DOHA // Three weeks before the Arab Games in Doha, Qatari sports officials called Nada Mohammed Wafa to tell her she would be competing.
Surprised – and a bit scared – the 17-year-old swimmer replied: "Oh, wow! Sure!"
Wafa, who had only competed in school-level events until then, trained hard in the short time she had before making history by becoming the first woman on Qatar's national swim team.
"It's a good feeling, but it's also very lonely," Wafa said. "It's just me, myself and I."
Wafa may be Qatar's lone female swimmer, but she is part of a group of emerging female athletes whom the country hopes to send to the Olympics for the first time in London next year.
And if Wafa's phone rings in five months or somebody confirms her name is on the list, she would be delighted to go and compete.
"I'd be over the moon," Wafa said.
Along with Saudi Arabia and Brunei, Qatar has never sent female athletes to the Olympics.
Last year, the International Olympic Committee urged the three countries to end the practice of sending all-male teams to the games.
While Saudi Arabia remains secretive about its plans to send women to the London Games, Qatar is feverishly working to escape the stigma that comes with failing to include women.
Girls, such as Wafa and gymnast Fatima Abdulla, are competing in the Arab Games with dreams of something bigger.
Qatar Olympic Committee president Sheikh Saoud bin Abdulrahman Al Thani said female athletes have been competing in international tournaments for the past three years, including last year's Youth Olympics in Singapore.

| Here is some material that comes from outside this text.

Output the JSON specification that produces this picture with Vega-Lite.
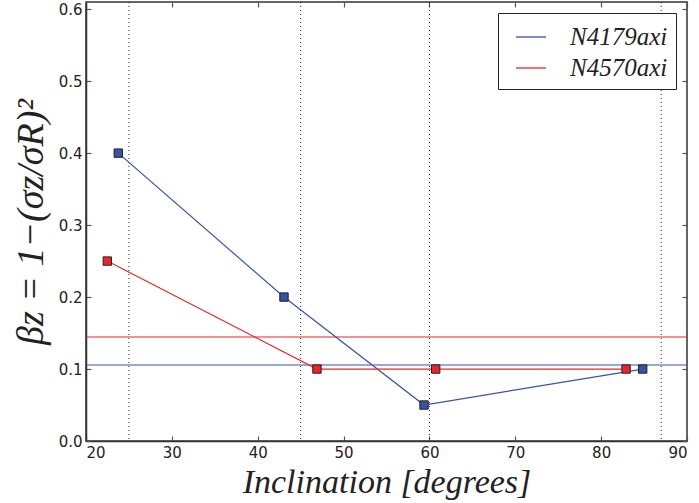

"The only reason women were not included for the 2008 Beijing Games is because they didn't qualify in any sport," Sheikh Saoud said. He added that Qatar is talking to the IOC about sending female athletes to the games next year on wild-card invitations.
"That's the thing with the Olympics. They can't go if they don't qualify," Sheik Saoud said. "It's not about us being unwilling to send women to the tournament. But it takes time to prepare athletes to compete on the international level."
Unlike in Saudi Arabia, where women are still banned from driving, much has changed in Qatar since the country began an ambitious process of opening up to the world, largely through hosting high-profile sporting events in tennis, football, and track and field.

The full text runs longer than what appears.